Sony.com | $5,000-$25,000
While Ultra High Definition 4K TVs were first introduced at January's Consumer Electronics Show in Las Vegas, Sony has become the first hardware maker to ship its new line of screens through its Bravia brand.
The move is significant because the TV biz is eager to prop up sluggish sales of flatscreens. 4K could very well be the next-generation technology that will give the needed boost. That's especially true as more consumers opt for TV sets larger than 40 inches.
The first 4K Bravias, which come as 55- and 65-inch sets and are priced at around $7,000, were expected to ship in June but have already begun finding their way into homes. An 84-inch unit costs as much as $25,000.

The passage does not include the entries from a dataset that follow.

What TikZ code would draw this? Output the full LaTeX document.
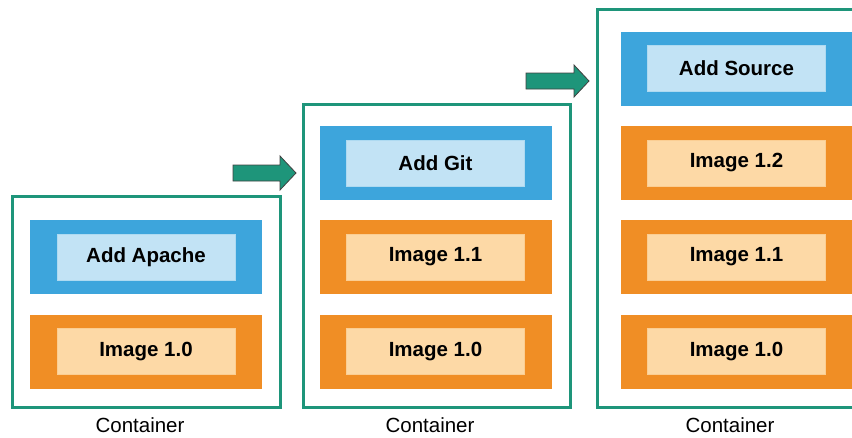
\documentclass[tikz,border=0pt]{standalone}
\usepackage{fontspec}
\setmainfont{Liberation Sans}
\begin{document}
\begin{tikzpicture}[x=1pt,y=-1pt,
  cont/.style={draw=cgreen,line width=3pt,fill=white,inner sep=0pt,minimum width=267pt},
  layerblue/.style={fill=cblue,inner sep=0pt,minimum width=232pt,minimum height=74pt},
  layerorange/.style={fill=corange,inner sep=0pt,minimum width=232pt,minimum height=74pt},
  lblue/.style={fill=clblue,draw=clblue!85!cblue,line width=0.6pt,inner sep=0pt,minimum width=178pt,minimum height=46pt,font=\fontsize{20.5}{24}\selectfont\bfseries},
  lorange/.style={fill=clorange,draw=clorange!85!corange,line width=0.6pt,inner sep=0pt,minimum width=178pt,minimum height=46pt,font=\fontsize{20.5}{24}\selectfont\bfseries},
  caption/.style={font=\fontsize{20.5}{24}\selectfont,inner sep=0pt},
  bigarrow/.style={fill=cgreen,draw=black!75,line width=0.8pt}]
\definecolor{cgreen}{HTML}{1E957A}
\definecolor{cblue}{HTML}{3DA5DC}
\definecolor{clblue}{HTML}{C2E3F5}
\definecolor{corange}{HTML}{F08E25}
\definecolor{clorange}{HTML}{FDD9A6}
\useasboundingbox (0,0) rectangle (852,437);
\clip (0,0) rectangle (852,437);
% container 1
\node[cont,minimum width=268pt,minimum height=211pt] (c1) at (146,301.5) {};
\node[layerblue] (c1b) at (146,257) {};
\node[lblue] (c1bt) at (146,257.5) {Add Apache};
\node[layerorange] (c1o) at (146,351.5) {};
\node[lorange] (c1ot) at (146,351.5) {Image 1.0};
\node[caption] (c1l) at (140,425) {Container};
% container 2
\node[cont,minimum height=303pt] (c2) at (436.5,255.5) {};
\node[layerblue] (c2b) at (435.5,163) {};
\node[lblue] (c2bt) at (435.5,163) {Add Git};
\node[layerorange] (c2o1) at (435.5,257) {};
\node[lorange] (c2o1t) at (435.5,257) {Image 1.1};
\node[layerorange] (c2o2) at (435.5,351.5) {};
\node[lorange] (c2o2t) at (435.5,351.5) {Image 1.0};
\node[caption] (c2l) at (430,425) {Container};
% container 3
\node[cont,minimum height=398pt] (c3) at (730.5,208) {};
\node[layerblue] (c3b) at (736.5,68.5) {};
\node[lblue] (c3bt) at (736.5,68) {Add Source};
\node[layerorange] (c3o1) at (736.5,163) {};
\node[lorange] (c3o1t) at (736.5,163) {Image 1.2};
\node[layerorange] (c3o2) at (736.5,257) {};
\node[lorange] (c3o2t) at (736.5,257) {Image 1.1};
\node[layerorange] (c3o3) at (736.5,351.5) {};
\node[lorange] (c3o3t) at (736.5,351.5) {Image 1.0};
\node[caption] (c3l) at (730,425) {Container};
% arrows
\draw[bigarrow] (233,165) -- (280,165) -- (280,156) -- (296,173) -- (280,190) -- (280,181) -- (233,181) -- cycle;
\draw[bigarrow] (526,73) -- (574,73) -- (574,65) -- (589,81) -- (574,97) -- (574,89) -- (526,89) -- cycle;
\end{tikzpicture}
\end{document}
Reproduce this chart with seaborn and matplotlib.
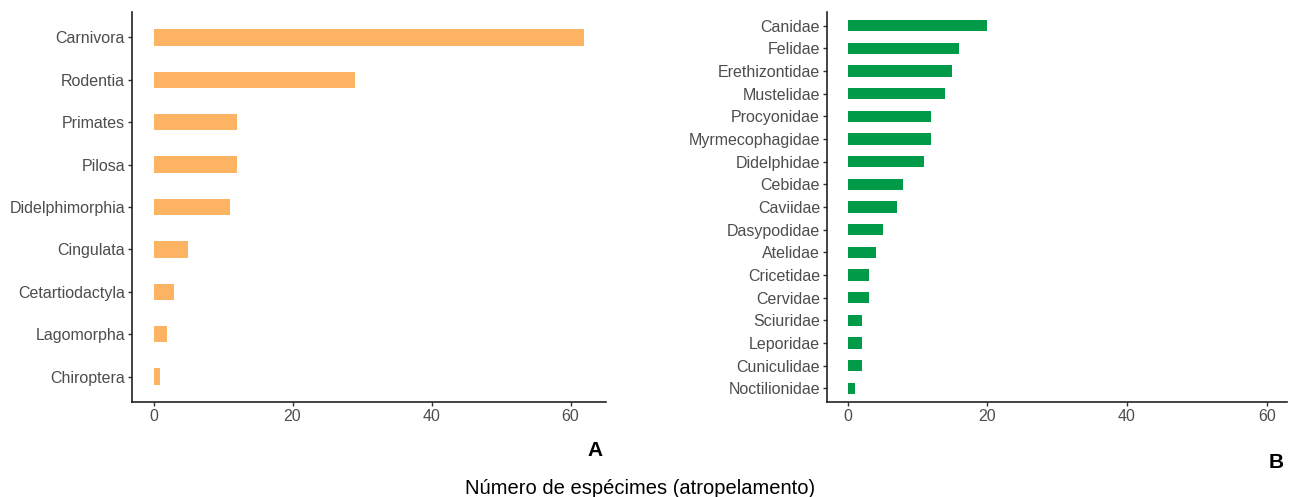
import matplotlib
matplotlib.use("Agg")
import matplotlib.pyplot as plt
import seaborn as sns
import pandas as pd

# Road-kill specimen counts by order (A) and by family (B)
orders = ["Carnivora", "Rodentia", "Primates", "Pilosa", "Didelphimorphia",
          "Cingulata", "Cetartiodactyla", "Lagomorpha", "Chiroptera"]
order_counts = [62, 29, 12, 12, 11, 5, 3, 2, 1]

families = ["Canidae", "Felidae", "Erethizontidae", "Mustelidae", "Procyonidae",
            "Myrmecophagidae", "Didelphidae", "Cebidae", "Caviidae", "Dasypodidae",
            "Atelidae", "Cricetidae", "Cervidae", "Sciuridae", "Leporidae",
            "Cuniculidae", "Noctilionidae"]
family_counts = [20, 16, 15, 14, 12, 12, 11, 8, 7, 5, 4, 3, 3, 2, 2, 2, 1]

x_ticks = [0, 20, 40, 60]

sns.set_theme(style="ticks")
plt.rcParams["font.family"] = ["Liberation Sans", "DejaVu Sans"]

W, H = 1290, 497
fig = plt.figure(figsize=(W / 100, H / 100), dpi=100)

def box(l, r, t, b):
    return [l / W, 1 - b / H, (r - l) / W, (b - t) / H]

ax_a = fig.add_axes(box(132, 606, 12, 402))
ax_b = fig.add_axes(box(827, 1287, 12, 402))

df_a = pd.DataFrame({"ordem": orders, "n": order_counts})
df_b = pd.DataFrame({"familia": families, "n": family_counts})

sns.barplot(data=df_a, x="n", y="ordem", ax=ax_a, color="#FDB462",
            saturation=1, width=0.39, orient="h", linewidth=0)
sns.barplot(data=df_b, x="n", y="familia", ax=ax_b, color="#009A49",
            saturation=1, width=0.5, orient="h", linewidth=0)

ax_a.set_xlim(-3.1, 65.1)
ax_a.set_ylim(len(orders) - 1 + 0.6, -0.6)
ax_b.set_xlim(-2.95, 62.9)
ax_b.set_ylim(len(families) - 1 + 0.6, -0.6)

for ax in (ax_a, ax_b):
    ax.set_xticks(x_ticks)
    ax.set_xlabel("")
    ax.set_ylabel("")
    for side in ("top", "right"):
        ax.spines[side].set_visible(False)
    for side in ("left", "bottom"):
        ax.spines[side].set_color("#222222")
        ax.spines[side].set_linewidth(1.2)
    ax.tick_params(axis="both", length=3, width=1.0, color="#333333",
                   labelcolor="#4D4D4D", labelsize=11.5, pad=2)
    ax.grid(False)

fig.text(595 / W, 1 - 451 / H, "A", fontsize=15, fontweight="bold",
         ha="center", va="center", color="black")
fig.text(1276 / W, 1 - 462 / H, "B", fontsize=15, fontweight="bold",
         ha="center", va="center", color="black")
fig.text(640 / W, 1 - 488 / H, "Número de espécimes (atropelamento)",
         fontsize=14.5, ha="center", va="center", color="black")

fig.savefig("out.png", dpi=100)
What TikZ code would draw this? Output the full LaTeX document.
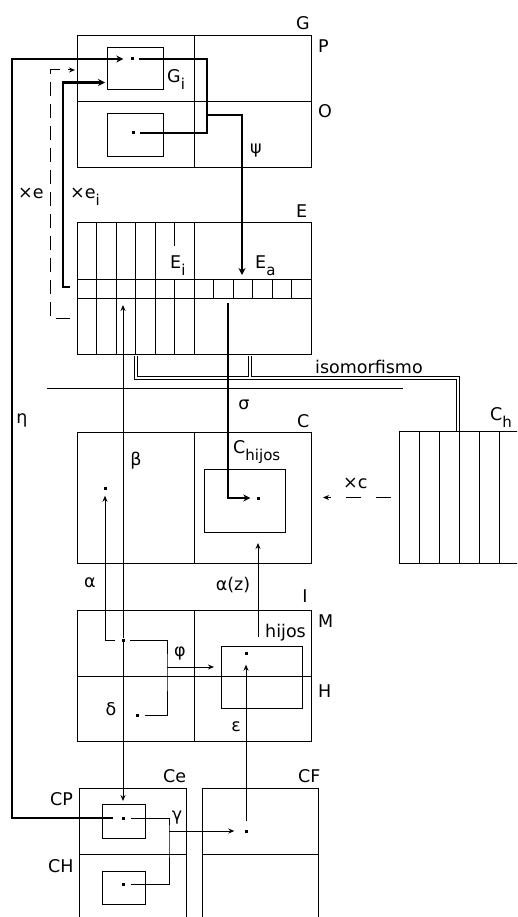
\documentclass[tikz,border=0pt]{standalone}
\usepackage{fontspec}
\setmainfont{DejaVu Sans}
\usetikzlibrary{arrows.meta,positioning,calc}
\newcommand{\lowtxt}[1]{\raisebox{-7pt}{\fontsize{15}{15}\selectfont #1}}
\tikzset{
  thinBox/.style={draw, line width=1pt, inner sep=0pt, anchor=north west},
  dotMark/.style={fill, rectangle, minimum size=3pt, inner sep=0pt},
  thinLine/.style={line width=1pt},
  thinArrow/.style={-{Stealth[length=6pt,width=5pt]}, line width=1pt},
  thickLine/.style={line width=2.6pt},
  thickArrow/.style={-{Stealth[length=7pt,width=7pt]}, line width=2.6pt},
  dashArrow/.style={-{Stealth[length=6pt,width=5pt]}, line width=1pt, dash pattern=on 14pt off 8pt},
  isoLine/.style={double, double distance=1.8pt, line width=0.9pt},
  boxLabel/.style={font=\fontsize{17.5}{20}\selectfont, inner sep=0pt, anchor=base west},
  greekLabel/.style={font=\fontsize{17.5}{20}\selectfont, inner sep=0pt}
}
\begin{document}
\begin{tikzpicture}[x=1pt, y=-1pt]
  \fill[white] (0,0) rectangle (517,917);
  \useasboundingbox (0,0) rectangle (517,917);
  \clip (0,0) rectangle (517,917);

  % bend points
  \coordinate (etaX) at (12,59);
  \coordinate (psiX) at (207,115);
  \coordinate (Ea) at (242,275);
  \coordinate (eiS) at (70,287);
  \coordinate (eiX) at (63,287);
  \coordinate (eS) at (70,318);
  \coordinate (eX) at (50,318);
  \coordinate (isoRow) at (0,378);
  \coordinate (sepL) at (47,388);
  \coordinate (sepR) at (403,388);
  \coordinate (sigS) at (228,303);
  \coordinate (betaT) at (123,305);
  \coordinate (phiX) at (167,667);
  \coordinate (hijS) at (258,637);
  \coordinate (gamX) at (169,831);

  % outer boxes
  \node[thinBox, minimum width=234pt, minimum height=132pt] (G) at (77,35) {};
  \node[thinBox, minimum width=234pt, minimum height=132pt] (E) at (77,222) {};
  \node[thinBox, minimum width=234pt, minimum height=131pt] (C) at (77,432) {};
  \node[thinBox, minimum width=234pt, minimum height=131pt] (I) at (77,610) {};
  \node[thinBox, minimum width=107pt, minimum height=150pt] (Ce) at (79,788) {};
  \node[thinBox, minimum width=116pt, minimum height=150pt] (CF) at (202,788) {};
  \node[thinBox, minimum width=140pt, minimum height=132pt] (Ch) at (399,431) {};

  % isomorfismo
  \coordinate (isoA) at ([xshift=59pt]E.south west);
  \coordinate (isoB) at ([xshift=59pt]Ch.north west);
  \coordinate (isoC) at ([xshift=173pt]E.south west);
  \draw[isoLine, shorten <=0.5pt, shorten >=0.5pt] (isoA) -- (isoA |- isoRow) -| (isoB);
  \draw[isoLine, shorten <=0.5pt, shorten >=1.4pt] (isoC) -- (isoC |- isoRow);

  % dividers
  \draw[thinLine] (G.north) -- (G.south) (G.west) -- (G.east);
  \draw[thinLine] (C.north) -- (C.south);
  \draw[thinLine] (I.north) -- (I.south) (I.west) -- (I.east);
  \draw[thinLine] ([yshift=-66pt]Ce.north west) -- ([yshift=-66pt]Ce.north east);
  \draw[thinLine] ([yshift=-66pt]CF.north west) -- ([yshift=-66pt]CF.north east);
  \draw[thinLine] ([yshift=9.5pt]E.west) -- ([yshift=9.5pt]E.east)
                  ([yshift=-9.5pt]E.west) -- ([yshift=-9.5pt]E.east);
  \foreach \k in {1,2,3,4,6}
    \draw[thinLine] ([xshift=\k*19.5pt]E.north west) -- ([xshift=\k*19.5pt]E.south west);
  \draw[thinLine] ([xshift=97.5pt]E.north west) -- ++(0,24)
                  ([xshift=97.5pt,yshift=9.5pt]E.west) -- ([xshift=97.5pt]E.south west);
  \foreach \k in {7,...,11}
    \draw[thinLine] ([xshift=\k*19.5pt,yshift=9.5pt]E.west) -- ([xshift=\k*19.5pt,yshift=-9.5pt]E.west);
  \foreach \k in {1,...,5}
    \draw[thinLine] ([xshift=\k*20pt]Ch.north west) -- ([xshift=\k*20pt]Ch.south west);

  % inner boxes
  \node[thinBox, minimum width=56pt, minimum height=42pt] (Gi) at (107,47) {};
  \node[thinBox, minimum width=56pt, minimum height=43pt] (Go) at (107,113) {};
  \node[thinBox, minimum width=81pt, minimum height=63pt] (Chij) at (204,469) {};
  \node[thinBox, minimum width=81pt, minimum height=62pt] (Ih) at (221,646) {};
  \node[thinBox, minimum width=43pt, minimum height=34pt] (CPi) at (102,804) {};
  \node[thinBox, minimum width=43pt, minimum height=33pt] (CHi) at (102,871) {};

  % dots
  \node[dotMark] (dGi) at (132,59) {};
  \node[dotMark] (dGo) at (133,133) {};
  \node[dotMark] (dCa) at (105,488) {};
  \node[dotMark] (dChij) at (258,498) {};
  \node[dotMark] (dM) at (123,640) {};
  \node[dotMark] (dH) at (137,715) {};
  \node[dotMark] (dI) at (246,653) {};
  \node[dotMark] (dCP) at (123,818) {};
  \node[dotMark] (dCH) at (123,884) {};
  \node[dotMark] (dCF) at (246,831) {};

  % thick connectors
  \draw[thickArrow, shorten <=8pt, shorten >=7pt] (dCP) -| (etaX) -- (dGi);
  \draw[thickLine, shorten <=5pt, shorten >=5pt] (dGo) -| (psiX) |- (dGi);
  \draw[thickArrow] (psiX) -| (Ea);
  \draw[thickArrow] (eiS) -- (eiX) |- ([xshift=-2pt,yshift=-14pt]Gi.west);
  \draw[dashArrow] (eS) -- (eX) |- ([xshift=-2pt,yshift=-35pt]G.north west);
  \draw[thickArrow, shorten >=6pt] (sigS) |- (dChij);
  \draw[thinLine] (sepL) -- (sepR);
  \coordinate (xcT) at ([xshift=11pt]C.east);
  \draw[dashArrow, dash pattern=on 15pt off 15pt, dash phase=22pt] (Ch.west) -- (Ch.west -| xcT);

  % thin connectors
  \draw[thinArrow, shorten >=6pt] ([xshift=-8pt]dM.center) -| (dCa);
  \draw[thinArrow] (dM) -- (betaT);
  \draw[thinArrow, shorten >=3pt] (dM) -- (dM |- CPi.north);
  \draw[thinLine] ([xshift=7pt]dM.center) -| (phiX) |- ([xshift=8pt]dH.center);
  \draw[thinArrow, shorten >=7pt] (phiX) -- (phiX -| Ih.west);
  \draw[thinArrow, shorten >=10pt] (hijS) -- (hijS |- Chij.south);
  \draw[thinArrow, shorten <=8pt, shorten >=10pt] (dCF) -- (dI);
  \draw[thinLine] ([xshift=8pt]dCP.center) -| (gamX) |- ([xshift=8pt]dCH.center);
  \draw[thinArrow, shorten >=10pt] (gamX) -- (dCF);

  % labels
  \node[boxLabel] (lG) at (296,30) {G};
  \node[boxLabel] (lP) at (318,53) {P};
  \node[boxLabel] (lO) at (318,118) {O};
  \node[boxLabel] (lGi) at (167,83) {G\lowtxt{i}};
  \node[greekLabel] (lPsi) at (256,151) {ψ};
  \node[boxLabel] (lXe) at (18,199) {×e};
  \node[boxLabel] (lXei) at (70,199) {×e\lowtxt{i}};
  \node[boxLabel] (lE) at (296,218) {E};
  \node[boxLabel] (lEi) at (170,268) {E\lowtxt{i}};
  \node[boxLabel] (lEa) at (255,268) {E\lowtxt{a}};
  \node[boxLabel] (lIso) at (315,373) {isomorfismo};
  \node[greekLabel] (lSigma) at (244,405) {σ};
  \node[greekLabel] (lEta) at (22,420) {η};
  \node[boxLabel] (lC) at (297,427) {C};
  \node[boxLabel] (lChij) at (233,453) {C\lowtxt{hijos}};
  \node[greekLabel] (lBeta) at (136,461) {β};
  \node[boxLabel] (lCh) at (490,420) {C\lowtxt{h}};
  \node[boxLabel] (lXc) at (343,488) {×c};
  \node[greekLabel] (lAlpha) at (90,583) {α};
  \node[greekLabel] (lAlz) at (233,585) {α(z)};
  \node[greekLabel] (lI) at (305,596) {I};
  \node[boxLabel] (lM) at (318,627) {M};
  \node[boxLabel] (lHij) at (265,637) {hijos};
  \node[greekLabel] (lPhi) at (180,653) {φ};
  \node[boxLabel] (lH) at (318,697) {H};
  \node[greekLabel] (lDelta) at (111,709) {δ};
  \node[greekLabel] (lEps) at (236,727) {ε};
  \node[boxLabel] (lCe) at (163,782) {Ce};
  \node[boxLabel] (lCF) at (298,782) {CF};
  \node[boxLabel] (lCP) at (50,805) {CP};
  \node[greekLabel] (lGamma) at (177,818) {γ};
  \node[boxLabel] (lCH) at (48,872) {CH};
\end{tikzpicture}
\end{document}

As an incentive to buy the devices (considering there isn't much content shot in 4K yet), Sony is offering a complimentary set of 10 "Mastered in 4K" Blu-ray movies, which includes "Ghostbusters," "The Amazing Spider-Man," "Taxi Driver" and "Angels & Demons," and will launch a digital download service to offer more content.
But more television shows and feature films are expected to become available soon: The creative community likes 4K over HD for its ability to offer sharper images, greater contrast, color and other details.
Whereas most HDTVs broadcast images featuring 1080p resolution -- or 2 million pixels per frame -- 4K TVs boast 8.8 million pixels. April's "Oblivion" was lensed in 4K, for example, and DirecTV, Dish and Verizon's FiOs are considering adding 4K channels in time for soccer's World Cup in Brazil next year. There are now 100 movies available in 4K resolution.
Sony isn't alone. LG, Sharp, Panasonic, Samsung, even China's OEM Seiki, also have 4K units hitting retailers soon, for as low as $1,500, which could create a potential dilemma for theater owners: Newer, larger TVs with crisper pictures at home could keep more people from the megaplex.